Q: My life is great, I have a lovely family — two gorgeous kids and a supportive husband. I have very few responsibilities other than my own family and job. I say this, as I know people caring for elderly, sick parents and I have a couple of friends with special needs children. I know how lucky I am, so why am I so anxious? I worry all the time — about what I say to people, accepting or turning down invitations — and if I have nothing to worry about, I worry anyway.
It is actually quite crippling. Is there something I need to uncover? Please, can you help?
Before I start, I’m going to stop you right there. You have “very few responsibilities other than your family and job”? That is a lot. Full stop. If I could change one thing for you, and for the countless number of times I’ve heard this before in session, it would be to stop minimising what you are actually feeling.
You are finding your worry crippling.
That is debilitating; emotionally, psychologically and physically. Worry is so immensely tiring, time-consuming and sucks the joy out of life. It robs people of peace of mind and makes you doubt every decision and thought that you have — which massively impacts your confidence.
On top of that, you add guilt and shame as you feel you ‘shouldn’t’ or aren’t allowed to feel like this because things are not bad enough.
What do you think would give you the right to feel anxious? What would be ‘enough’ to warrant you to be allowed to express how you feel?
I feel very strongly about this because people neglect, object and ignore what they feel, which leads to a further sense of isolation and disconnection from yourself and others. Listen to what you are saying to yourself and tune into what is going on for you, with the express intent of using strategies to help you manage this difficult experience in your life.
There will always be hardships for other people that you feel are far worse. But how does this thought help you? What is interesting is that the hardships you’ve mentioned for your friends are visible hardships. Your worries are invisible to others. The gap between your public and private sense of how you think you ‘should’ feel with “two gorgeous kids and a supportive husband” and how you do feel privately may leave you in an uncomfortable, distressing place. You are mentally stigmatising yourself as you become more anxious about being anxious.
The unfortunate truth is, I hear, ‘I have no reason to be anxious’ but, there are reasons. Stop fighting with yourself. Sit with how this is for you. Write out how your worries influence and impact you every day. Write this in private — no one will see it — so put your own judgement aside and acknowledge how you actually feel. In ACT (acceptance and commitment therapy) you come at this from a place of compassion as you learn and practise ‘accepting’ how you feel. This can be confusing; acceptance does not mean you are not going to do anything. You accept that, at present, you feel crippled with worry, which you feel is too much.
Obviously, I don’t know if you have general anxiety disorder (GAD), but I would suggest getting support from a mental health practitioner to help identify and work through the feelings you are having. Cognitive behavioural therapy (CBT) and (ACT) are very effective. GAD is characterised by persistent and excessive worry about a number of different things.
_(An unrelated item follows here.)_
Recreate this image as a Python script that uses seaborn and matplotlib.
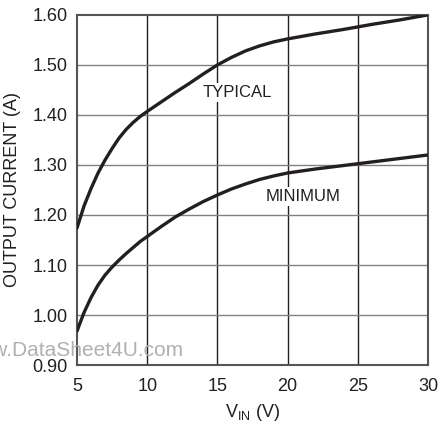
import matplotlib
matplotlib.use("Agg")
import matplotlib.pyplot as plt
import seaborn as sns
import pandas as pd

vin = [5, 5.5, 6, 6.5, 7, 7.5, 8, 8.5, 9, 9.5, 10, 11, 12, 13, 14, 15, 16, 17, 18, 19, 20, 22, 24, 26, 28, 30]
typical = [1.174, 1.218, 1.253, 1.284, 1.310, 1.333, 1.354, 1.371, 1.385, 1.397, 1.407, 1.426, 1.445, 1.463, 1.482,
           1.500, 1.515, 1.528, 1.538, 1.546, 1.552, 1.562, 1.571, 1.581, 1.590, 1.600]
minimum = [0.968, 1.005, 1.035, 1.060, 1.080, 1.096, 1.110, 1.123, 1.135, 1.147, 1.157, 1.177, 1.196, 1.212, 1.227,
           1.240, 1.252, 1.262, 1.271, 1.278, 1.284, 1.292, 1.299, 1.306, 1.313, 1.320]
x_ticks = [5, 10, 15, 20, 25, 30]
y_ticks = [0.90, 1.00, 1.10, 1.20, 1.30, 1.40, 1.50, 1.60]
y_labels = ["0.90", "1.00", "1.10", "1.20", "1.30", "1.40", "1.50", "1.60"]

sns.set_theme(style="white")
plt.rcParams['font.family'] = ['Liberation Sans', 'DejaVu Sans']

df = pd.DataFrame({
    "vin": vin * 2,
    "current": typical + minimum,
    "series": ["TYPICAL"] * len(vin) + ["MINIMUM"] * len(vin),
})

fig = plt.figure(figsize=(4.4, 4.25), dpi=100)
ax = fig.add_axes([0.175, 0.141, 0.798, 0.824])

sns.lineplot(data=df, x="vin", y="current", hue="series", palette=["#231f20", "#231f20"],
             linewidth=2.4, legend=False, ax=ax, zorder=3)

ax.set_xlim(5, 30)
ax.set_ylim(0.90, 1.60)
ax.set_xticks(x_ticks)
ax.set_yticks(y_ticks)
ax.set_yticklabels(y_labels)
ax.tick_params(axis="y", length=0, labelsize=13, colors="#231f20", pad=7)
ax.tick_params(axis="x", length=0, labelsize=13, colors="#231f20", pad=9)

for xv in x_ticks[1:-1]:
    ax.axvline(xv, color="#231f20", lw=1.0, zorder=1)
for yv in y_ticks[1:-1]:
    ax.axhline(yv, color="#808080", lw=1.0, zorder=1)

for s in ax.spines.values():
    s.set_color("#555555")
    s.set_linewidth(1.5)

ax.set_xlabel("V$_{\\mathregular{IN}}$ (V)", fontsize=13, color="#231f20", labelpad=5)
ax.set_ylabel("OUTPUT CURRENT (A)", fontsize=13, color="#231f20", labelpad=8)

ax.text(16.4, 1.444, "TYPICAL", fontsize=12, color="#231f20", ha="center", va="center",
        zorder=4, bbox=dict(facecolor="white", edgecolor="none", pad=1.5))
ax.text(21.1, 1.236, "MINIMUM", fontsize=12, color="#231f20", ha="center", va="center",
        zorder=4, bbox=dict(facecolor="white", edgecolor="none", pad=1.5))

fig.text(183 / 440, 1 - 351 / 425, "www.DataSheet4U.com", fontsize=15, color="#b0b0b0",
         ha="right", va="center", zorder=5)

fig.savefig("out.png", dpi=100)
People with GAD may anticipate disaster and may be overly concerned about health, family, work, or other issues. Individuals with GAD find it difficult to control their worry.
So what can you do to feel back in control? The paradox is that if you accept how you feel, the anxiety becomes more manageable. It is the struggle with accepting how you feel that leads to the distress. Does that make it go away? No, it doesn’t, but that isn’t the point.
We need to put our physical hats on when we think about mental health. We don’t get angry, sad, frustrated or feel like a failure when we get a cold again. We don’t have a rant, ‘but I never wanted to have a cold again, I can’t believe this, I’m a failure.’
Then why do we hold ourselves prisoner to the illusion that we only experience anxiety or mental health issues once?
What you need to do is to ‘commit’ to facing the feelings and find ways to engage with your values and what makes life meaningful for you. Learning how to turn off ‘the struggle switch’ is a great place to start. You can watch The Struggle Switch, by Dr Russ Harris, which shows you how to do just that.
The good news is that anxiety responds really well to therapy and I hope that you get to see that for yourself in the very near future.